- [PROBLEM REQUIREMENTS] How many lines of the data hold the word "this"? State the number and nothing else.

- [Records with drawing code]
#####

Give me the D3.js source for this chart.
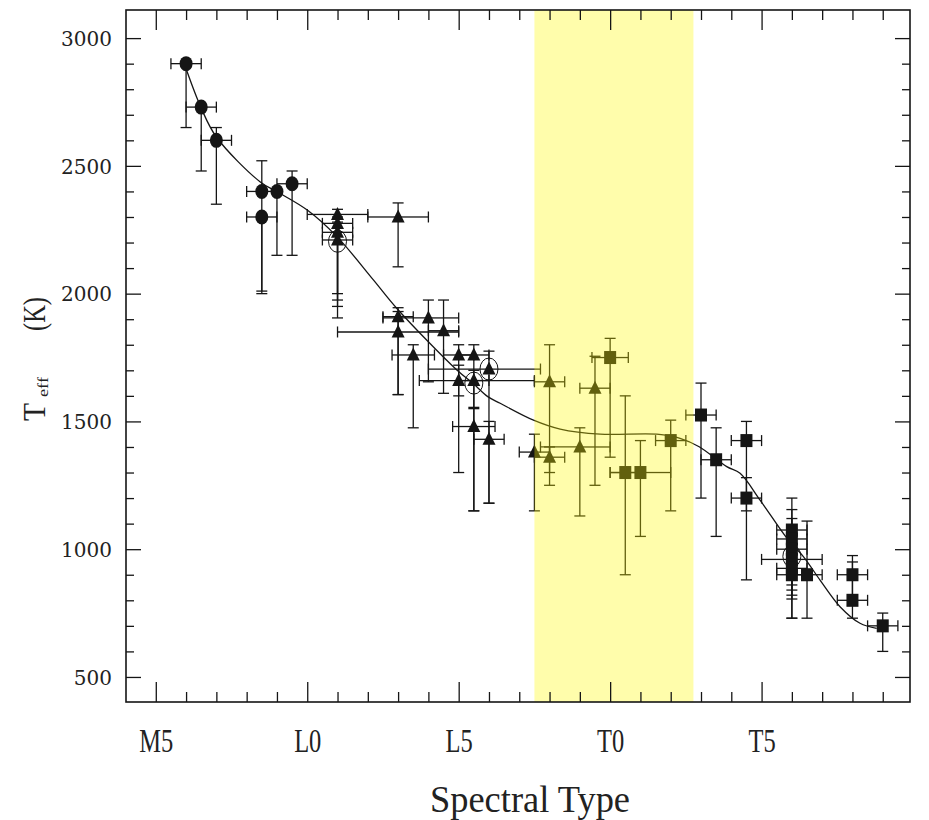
<!DOCTYPE html>
<html>
<head>
<meta charset="utf-8">
<script src="https://cdn.jsdelivr.net/npm/d3@7"></script>
<style>
  html, body { margin: 0; padding: 0; background: #fff; }
  svg { display: block; }
</style>
</head>
<body>
<svg id="chart" width="929" height="820"></svg>
<script>
// ---------------- DATA ----------------
// spectral type code: M5=-5, L0=0, L5=5, T0=10, T5=15
// each row: [spectralType, Teff, TeffLow, TeffHigh, sptLow, sptHigh]
const mDwarfs = [
  [-4,   2900, 2650, 2900, -4.5, -3.5],
  [-3.5, 2730, 2480, 2730, -4,   -3  ],
  [-3,   2600, 2350, 2650, -3.5, -2.5],
  [-1.5, 2400, 2010, 2520, -2,   -1  ],
  [-1.5, 2300, 2000, 2300, -2,   -1  ],
  [-1,   2400, 2150, 2400, -1,   -1  ],
  [-0.5, 2430, 2150, 2480, -1,    0  ]
];
const lDwarfs = [
  [1,   2310, 1950, 2330, 0,   2  ],
  [1,   2275, 2000, 2300, 0.5, 1.5],
  [1,   2240, 1975, 2280, 0.5, 1.5],
  [1,   2210, 1905, 2240, 0.5, 1.5],
  [3,   2300, 2105, 2355, 2,   4  ],
  [3,   1910, 1605, 1945, 2.5, 3.5],
  [3,   1850, 1605, 1930, 1,   5  ],
  [4,   1905, 1655, 1975, 2.5, 5  ],
  [4.5, 1855, 1610, 1975, 4,   5  ],
  [3.5, 1760, 1475, 1800, 2.8, 4.2],
  [5,   1760, 1300, 1800, 4.5, 5.5],
  [5.5, 1760, 1150, 1800, 5,   6  ],
  [6,   1705, 1180, 1775, 4,   7.7],
  [5,   1660, 1600, 1720, 3.7, 7.5],
  [5.5, 1660, 1550, 1700, 5,   6  ],
  [5.5, 1480, 1150, 1555, 4.8, 6.2],
  [6,   1430, 1180, 1500, 5.5, 6.5],
  [7.5, 1380, 1150, 1450, 7,   8  ],
  [8,   1360, 1250, 1400, 7.5, 8.5],
  [8,   1655, 1300, 1800, 7.5, 8.5],
  [9,   1400, 1130, 1475, 7.7, 10 ],
  [9.5, 1630, 1250, 1755, 9,   10 ]
];
const tDwarfs = [
  [10,   1750, 1360, 1825, 9.4,  10.6],
  [10.5, 1300,  900, 1600, 10,   11  ],
  [11,   1300, 1050, 1425, 10,   12  ],
  [12,   1425, 1150, 1505, 11.5, 12.5],
  [13,   1525, 1200, 1650, 12.5, 13.5],
  [13.5, 1350, 1050, 1475, 13,   14  ],
  [14.5, 1425, 1150, 1500, 14,   15  ],
  [14.5, 1200,  880, 1280, 14,   15  ],
  [16,   1075,  860, 1200, 15.5, 16.5],
  [16,   1040,  840, 1155, 15.5, 16.5],
  [16,   1000,  820, 1120, 15.5, 16.5],
  [16,    960,  730, 1080, 15,   17  ],
  [16,    925,  805, 1050, 15.5, 16.5],
  [16,    900,  730, 1000, 15.5, 16.5],
  [16.5,  900,  730, 1110, 16,   17  ],
  [18,    900,  780,  975, 17.5, 18.5],
  [18,    800,  730,  950, 17.5, 18.5],
  [19,    700,  600,  750, 18.5, 19.5]
];
// open rings marking special objects
const ringSpT  = [1, 5.5, 6, 16];
const ringTeff = [2205, 1650, 1705, 972];
// fitted relation
const fitSpT  = [-4, -3.5, -3, -1.55, -1, 0, 0.98, 2.19, 2.96, 4.94, 5.47, 5.96, 6.37, 7.47, 8.35, 9.67, 11.54, 12.31, 12.94, 13.85, 14.29, 14.95, 15.88, 16.38, 16.93, 17.59, 18.25, 18.8];
const fitTeff = [2880, 2726, 2613, 2437, 2399, 2327, 2223, 2053, 1942, 1701, 1649, 1597, 1571, 1505, 1470, 1450, 1450, 1434, 1401, 1323, 1297, 1192, 1036, 971, 879, 775, 710, 690];
// L/T transition band
const bandRange = [7.5, 12.75];
// ticks
const xMajorTicks  = [-5, 0, 5, 10, 15];
const xMajorLabels = ["M5", "L0", "L5", "T0", "T5"];
const xMinorTicks  = d3.range(-5, 20).filter(v => !xMajorTicks.includes(v));
const yMajorTicks  = [500, 1000, 1500, 2000, 2500, 3000];
const yMinorTicks  = d3.range(500, 3100, 100).filter(v => !yMajorTicks.includes(v));

// ---------------- LAYOUT ----------------
const L = 126, R = 910, T = 10, B = 702;
const svg = d3.select("#chart");
const x = d3.scaleLinear().domain([-6, 19.9]).range([125.5, R]);
const y = d3.scaleLinear().domain([402, 3110]).range([B, T]);
const ink = "#151515";

const data = svg.append("g");

// fit curve
const line = d3.line().x((d, i) => x(fitSpT[i])).y(d => y(d)).curve(d3.curveCatmullRom.alpha(0.5));
data.append("path").attr("d", line(fitTeff))
  .attr("fill", "none").attr("stroke", ink).attr("stroke-width", 1.3);

// error bars
function errorBars(rows) {
  const g = data.append("g").attr("stroke", ink).attr("stroke-width", 1.3).attr("fill", "none");
  const cap = 5.5;
  rows.forEach(r => {
    const [s, te, tlo, thi, slo, shi] = r;
    const cx = x(s), cy = y(te);
    if (tlo < te) {
      g.append("line").attr("x1", cx).attr("x2", cx).attr("y1", cy).attr("y2", y(tlo));
      g.append("line").attr("x1", cx - cap).attr("x2", cx + cap).attr("y1", y(tlo)).attr("y2", y(tlo));
    }
    if (thi > te) {
      g.append("line").attr("x1", cx).attr("x2", cx).attr("y1", cy).attr("y2", y(thi));
      g.append("line").attr("x1", cx - cap).attr("x2", cx + cap).attr("y1", y(thi)).attr("y2", y(thi));
    }
    if (slo < s) {
      g.append("line").attr("x1", cx).attr("x2", x(slo)).attr("y1", cy).attr("y2", cy);
      g.append("line").attr("x1", x(slo)).attr("x2", x(slo)).attr("y1", cy - cap).attr("y2", cy + cap);
    }
    if (shi > s) {
      g.append("line").attr("x1", cx).attr("x2", x(shi)).attr("y1", cy).attr("y2", cy);
      g.append("line").attr("x1", x(shi)).attr("x2", x(shi)).attr("y1", cy - cap).attr("y2", cy + cap);
    }
  });
}
errorBars(mDwarfs);
errorBars(lDwarfs);
errorBars(tDwarfs);

// markers
data.append("g").selectAll("ellipse").data(mDwarfs).join("ellipse")
  .attr("cx", d => x(d[0])).attr("cy", d => y(d[1]))
  .attr("rx", 6.5).attr("ry", 7.5).attr("fill", ink);

data.append("g").selectAll("path").data(lDwarfs).join("path")
  .attr("transform", d => `translate(${x(d[0])},${y(d[1])})`)
  .attr("d", "M0,-7.5 L6.5,5.5 L-6.5,5.5 Z").attr("fill", ink);

data.append("g").selectAll("rect").data(tDwarfs).join("rect")
  .attr("x", d => x(d[0]) - 6).attr("y", d => y(d[1]) - 6.5)
  .attr("width", 12).attr("height", 13).attr("fill", ink);

data.append("g").selectAll("ellipse").data(ringSpT).join("ellipse")
  .attr("cx", d => x(d)).attr("cy", (d, i) => y(ringTeff[i]))
  .attr("rx", 9).attr("ry", 11).attr("fill", "none")
  .attr("stroke", ink).attr("stroke-width", 1);

// yellow band, translucent over the data
svg.append("rect")
  .attr("x", x(bandRange[0])).attr("y", T)
  .attr("width", x(bandRange[1]) - x(bandRange[0])).attr("height", B - T)
  .attr("fill", "rgb(255,250,0)").attr("fill-opacity", 0.33);

// ---------------- AXES ----------------
function clean(g) { g.select(".domain").remove(); g.selectAll("line").attr("stroke", ink).attr("stroke-width", 1.3); }

// bottom
svg.append("g").attr("transform", `translate(0,${B})`)
  .call(d3.axisBottom(x).tickValues(xMinorTicks).tickSize(-10).tickFormat(""))
  .call(clean);
const xb = svg.append("g").attr("transform", `translate(0,${B})`)
  .call(d3.axisBottom(x).tickValues(xMajorTicks).tickSize(-20).tickFormat((d, i) => xMajorLabels[i]))
  .call(clean);
xb.selectAll("text")
  .attr("y", 50).attr("dy", 0)
  .attr("font-family", "'Liberation Serif', serif").attr("font-size", 34)
  .attr("fill", "#222").attr("transform", "scale(0.72,1)");
// top
svg.append("g").attr("transform", `translate(0,${T})`)
  .call(d3.axisTop(x).tickValues(xMinorTicks).tickSize(-10).tickFormat(""))
  .call(clean);
svg.append("g").attr("transform", `translate(0,${T})`)
  .call(d3.axisTop(x).tickValues(xMajorTicks).tickSize(-20).tickFormat(""))
  .call(clean);
// left
svg.append("g").attr("transform", `translate(${L},0)`)
  .call(d3.axisLeft(y).tickValues(yMinorTicks).tickSize(-8).tickFormat(""))
  .call(clean);
const yl = svg.append("g").attr("transform", `translate(${L},0)`)
  .call(d3.axisLeft(y).tickValues(yMajorTicks).tickSize(-15).tickFormat(d3.format("d")))
  .call(clean);
yl.selectAll("text")
  .attr("x", -14).attr("dy", "0.36em")
  .attr("font-family", "'DejaVu Serif', serif").attr("font-size", 20).attr("fill", "#222");
// right
svg.append("g").attr("transform", `translate(${R},0)`)
  .call(d3.axisRight(y).tickValues(yMinorTicks).tickSize(-8).tickFormat(""))
  .call(clean);
svg.append("g").attr("transform", `translate(${R},0)`)
  .call(d3.axisRight(y).tickValues(yMajorTicks).tickSize(-15).tickFormat(""))
  .call(clean);

// frame
svg.append("rect").attr("x", L).attr("y", T).attr("width", R - L).attr("height", B - T)
  .attr("fill", "none").attr("stroke", ink).attr("stroke-width", 1.6);

// axis titles
svg.append("text")
  .attr("x", 530).attr("y", 812).attr("text-anchor", "middle")
  .attr("font-family", "'Liberation Serif', serif").attr("font-size", 38).attr("fill", "#222")
  .attr("textLength", 200).attr("lengthAdjust", "spacingAndGlyphs")
  .text("Spectral Type");

const yt = svg.append("g").attr("transform", "translate(45,0) rotate(-90)")
  .attr("font-family", "'Liberation Serif', serif").attr("fill", "#222");
yt.append("text").attr("x", -421).attr("y", 0).attr("font-size", 32)
  .attr("textLength", 18).attr("lengthAdjust", "spacingAndGlyphs").text("T");
yt.append("text").attr("x", -397).attr("y", 3).attr("font-size", 14)
  .attr("textLength", 20).attr("lengthAdjust", "spacingAndGlyphs").text("eff");
yt.append("text").attr("x", -331).attr("y", 0).attr("font-size", 32)
  .attr("textLength", 34).attr("lengthAdjust", "spacingAndGlyphs").text("(K)");
</script>
</body>
</html>
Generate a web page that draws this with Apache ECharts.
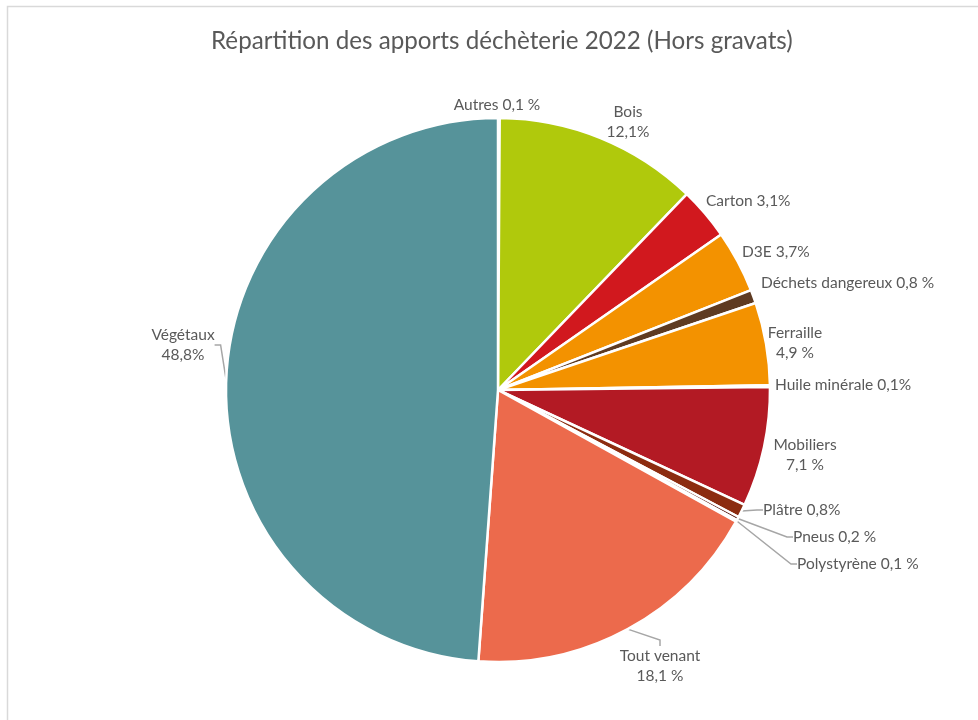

#####

- [REPLY TO THE EXERCISE] 2